Zaman modern ditandai oleh percepatan teknologi, globalisasi, dan arus informasi yang tiada henti. Namun, di balik kemajuan tersebut, kita juga menghadapi ketidakpastian yang mengakar. Krisis iklim, instabilitas politik, konflik sosial, dan perubahan ekonomi global menciptakan rasa cemas dan kebingungan yang merasuki kehidupan sehari-hari. Dalam situasi ini, filsafat hadir sebagai seni hidup yang mampu menawarkan arah dan makna untuk membantu manusia membangun kebijaksanaan di tengah ketidakpastian.
Makna Filsafat sebagai Seni Hidup
Filsafat berasal dari kata Yunani, philosophia, yang berarti "cinta akan kebijaksanaan." Dalam pengertian klasik, filsafat bukan hanya serangkaian teori atau argumen abstrak, melainkan sebuah praktik hidup yang membimbing manusia menuju pemahaman yang lebih mendalam tentang dirinya sendiri, dunia, dan hubungannya dengan yang lain. Sebagaimana dicontohkan oleh Socrates, filsafat adalah seni bertanya, mempertanyakan keyakinan, dan mencari kebenaran.
Pierre Hadot, seorang filsuf modern, menggambarkan filsafat sebagai latihan spiritual yang bertujuan mengubah cara pandang manusia terhadap dunia. Menurut Hadot, filsafat tidak hanya berfungsi untuk menjelaskan dunia, tetapi juga mengajarkan bagaimana hidup dengan bijaksana dan bermakna. Dalam konteks zaman ketidakpastian, pendekatan ini menjadi relevan, karena filsafat mengajarkan kita untuk tidak hanya bereaksi terhadap krisis, tetapi juga untuk merefleksikan respons terbaik yang dapat kita ambil.
Menghadapi Ketidakpastian melalui Refleksi Filsafat
Ketidakpastian sering kali memicu rasa takut, cemas, dan keputusasaan. Namun, filsafat mengajarkan bahwa ketidakpastian adalah bagian alami dari kehidupan manusia.

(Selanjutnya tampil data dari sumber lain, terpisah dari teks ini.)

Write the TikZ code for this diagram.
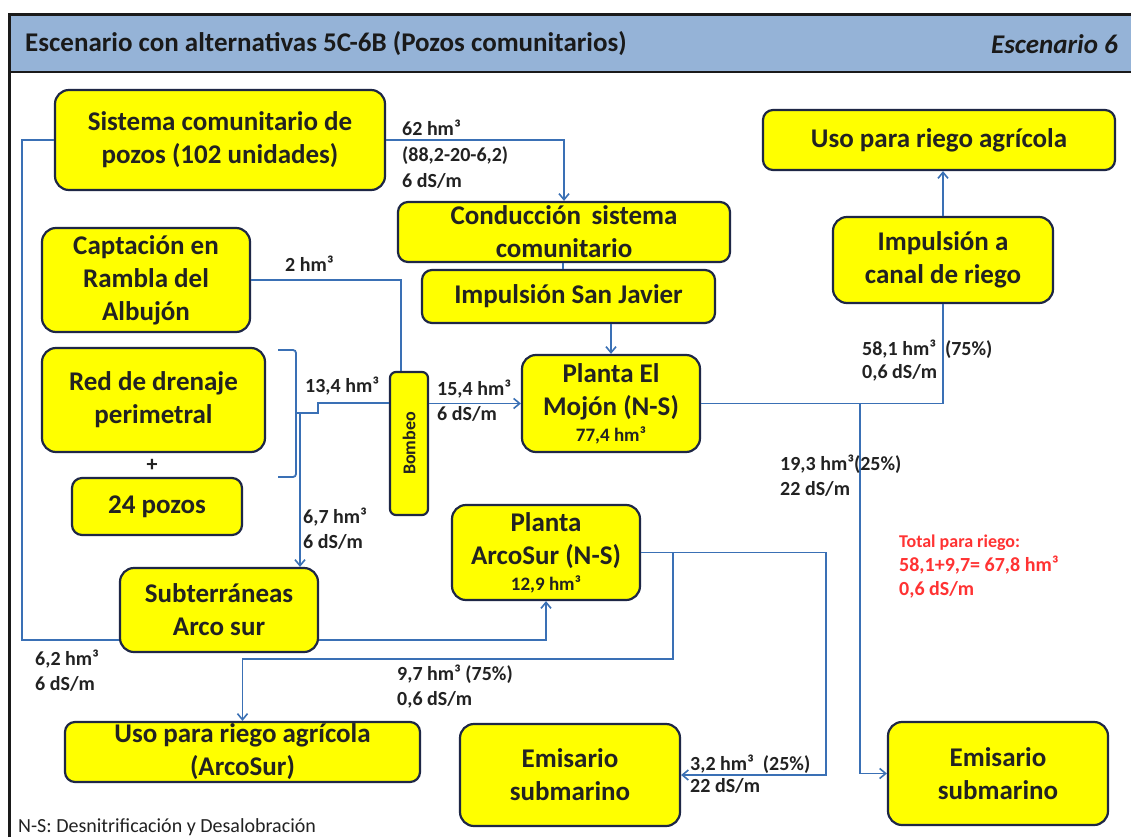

Para filsuf eksistensialis seperti Sren Kierkegaard dan Jean-Paul Sartre mengingatkan kita bahwa manusia harus berdamai dengan kebebasan dan ketidakpastian yang menyertainya. Kierkegaard, misalnya, menganggap kecemasan bukan sebagai musuh, melainkan sebagai tanda bahwa manusia sedang dihadapkan pada pilihan eksistensial yang penting.
Dengan berlatih refleksi filsafat, kita dapat melatih diri untuk melihat ketidakpastian sebagai peluang untuk pertumbuhan. Pemikiran Stoisisme, yang dipopulerkan oleh Marcus Aurelius dan Seneca, mengajarkan pentingnya mengendalikan hal-hal yang berada dalam kendali kita, sembari menerima dengan lapang dada apa yang tidak dapat kita kendalikan. Di zaman modern, pendekatan ini relevan untuk menghadapi tekanan hidup sehari-hari, dari perubahan ekonomi hingga tantangan pribadi
Filsafat dan Kebijaksanaan Kolektif
Selain membantu individu, filsafat juga memiliki peran penting dalam membangun kebijaksanaan kolektif. Di tengah masyarakat yang terfragmentasi oleh perbedaan pandangan politik, budaya, dan agama, filsafat menawarkan cara untuk berdialog secara mendalam dan menghargai perspektif yang berbeda. Filosofi dialogis Martin Buber, misalnya, menekankan pentingnya relasi "Aku-Engkau," di mana manusia saling menghargai sebagai subjek yang utuh, bukan sebagai objek.
Dalam era digital, ketika polarisasi dan misinformasi semakin menjadi tantangan besar, refleksi filsafat dapat membantu masyarakat untuk berpikir kritis dan mencari kebenaran bersama. Dengan mempraktikkan kebiasaan bertanya, mendengar, dan berdialog, masyarakat dapat membangun solidaritas yang diperlukan untuk menghadapi tantangan global yang kompleks.